When I talk about it he keeps saying whatever he has belongs to me and that the other people need money more than I do at the moment but he doesn’t know how I manage to keep up. I tried telling him it’s not about saying all he has is mine, it’s like me seeing things but can’t use them, it’s really not mine. I don’t want much but I don’t want to always feel he’s stingy. I am scared and wondering if he actually is and how the future will be. My birthday was last month, not even a handkerchief! He’s working but I’m not working yet. And he expects me to look good always.
Hmmmn, My dear, you are going to have to decide if you can live with it if your bae turns out to have some stinginess in his genes. It may also be that he’s taking for granted the fact that you come off as ever capable. He probably assumes that you are fine if you don’t ask for help. I used to be like you, until I learnt to ask. And I’m glad I did. The innocent guy just assumed I was fine but we discussed it and he understood that although I could take care of me, I appreciated being taken care of.
No shame in my game at all. Even as the richest woman in the world, I’ll like my man to be willing and able to pay my bills. The men I know take full responsibility for their women. If she works, what she does with her money is her business. But I also understand that some men need a little push so darling, do not be ashamed to make demands of your man. Gently insist, especially when it’s the basics and you know he can afford what you’re asking for.

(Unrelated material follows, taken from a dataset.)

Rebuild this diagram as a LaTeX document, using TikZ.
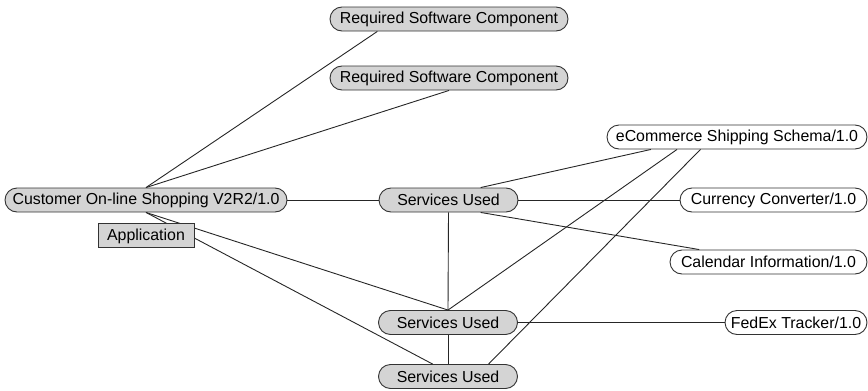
\documentclass[tikz,border=0pt]{standalone}
\usepackage{fontspec}
\setmainfont{Liberation Sans}
\usetikzlibrary{positioning,calc}
\definecolor{PillGray}{HTML}{D4D4D4}
\definecolor{BorderDark}{HTML}{333333}
\definecolor{EdgeDark}{HTML}{262626}

\begin{document}
\begin{tikzpicture}[
  x=1pt, y=-1pt,
  pill/.style={draw=BorderDark, line width=0.9pt, fill=PillGray, rounded corners=12pt, minimum height=24pt, inner xsep=2pt, inner ysep=0pt, font=\fontsize{15.9pt}{18pt}\selectfont},
  ext/.style={pill, fill=white},
  tag/.style={draw=BorderDark, line width=0.9pt, fill=PillGray, minimum height=24pt, minimum width=96pt, inner sep=0pt, font=\fontsize{15.9pt}{18pt}\selectfont},
  link/.style={line width=0.9pt, draw=EdgeDark}
]
  \useasboundingbox (0,0) rectangle (868,391);

  % application and its components
  \node[pill, minimum width=282pt] (customer) at (146,200) {Customer On-line Shopping V2R2/1.0};
  \node[pill, minimum width=238pt] (req1) at (449,19) {Required Software Component};
  \node[pill, minimum width=238pt] (req2) at (449,78) {Required Software Component};

  % services
  \node[pill, minimum width=139pt] (su1) at (448.5,200) {Services Used};
  \node[pill, minimum width=139pt] (su2) at (448,322.5) {Services Used};
  \node[pill, minimum width=139pt] (su3) at (448,376.5) {Services Used};

  \node[ext, minimum width=260pt] (ecom) at (737,137) {eCommerce Shipping Schema/1.0};
  \node[ext, minimum width=187pt] (curr) at (773.5,200) {Currency Converter/1.0};
  \node[ext, minimum width=197pt] (cal) at (768.5,262) {Calendar Information/1.0};
  \node[ext, minimum width=142pt] (fedex) at (796,322.5) {FedEx Tracker/1.0};

  \draw[link] (customer.north) -- ($(req1.south west)!0.2!(req1.south east)$);
  \draw[link] (customer.north) -- (req2.south);
  \draw[link] (customer.east) -- (su1.west);
  \draw[link] (customer.south) -- (su2.north);
  \draw[link] (customer.south) -- ($(su3.north west)!0.39!(su3.north east)$);

  \draw[link] ($(su1.north west)!0.73!(su1.north east)$) -- ($(ecom.south west)!0.17!(ecom.south east)$);
  \draw[link] (su1.east) -- (curr.west);
  \draw[link] ($(su1.south west)!0.73!(su1.south east)$) -- ($(cal.north west)!0.15!(cal.north east)$);
  \draw[link] (su1.south) -- (su2.north);
  \draw[link] (su2.north) -- ($(ecom.south west)!0.27!(ecom.south east)$);
  \draw[link] (su2.east) -- (fedex.west);
  \draw[link] (su2.south) -- (su3.north);
  \draw[link] ($(su3.north west)!0.79!(su3.north east)$) -- ($(ecom.south west)!0.36!(ecom.south east)$);

  \node[tag, below=11pt of customer] (app) {Application};
\end{tikzpicture}
\end{document}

Not getting you anything for your birthday for instance, is an absolute NO-NO. And it’s the same thing I’d say if the tables were turned and you were the one who didn’t get him anything for his birthday. It really is more about the gesture than whatever he could have bought you.
You will have to talk to him honestly about these issues (without nagging!), else the financial boat in your relationship may be about to hit an iceberg. Trust me, money issues are best straightened out before you say “I do.’ If not properly addressed, they can become a major problem in your marriage.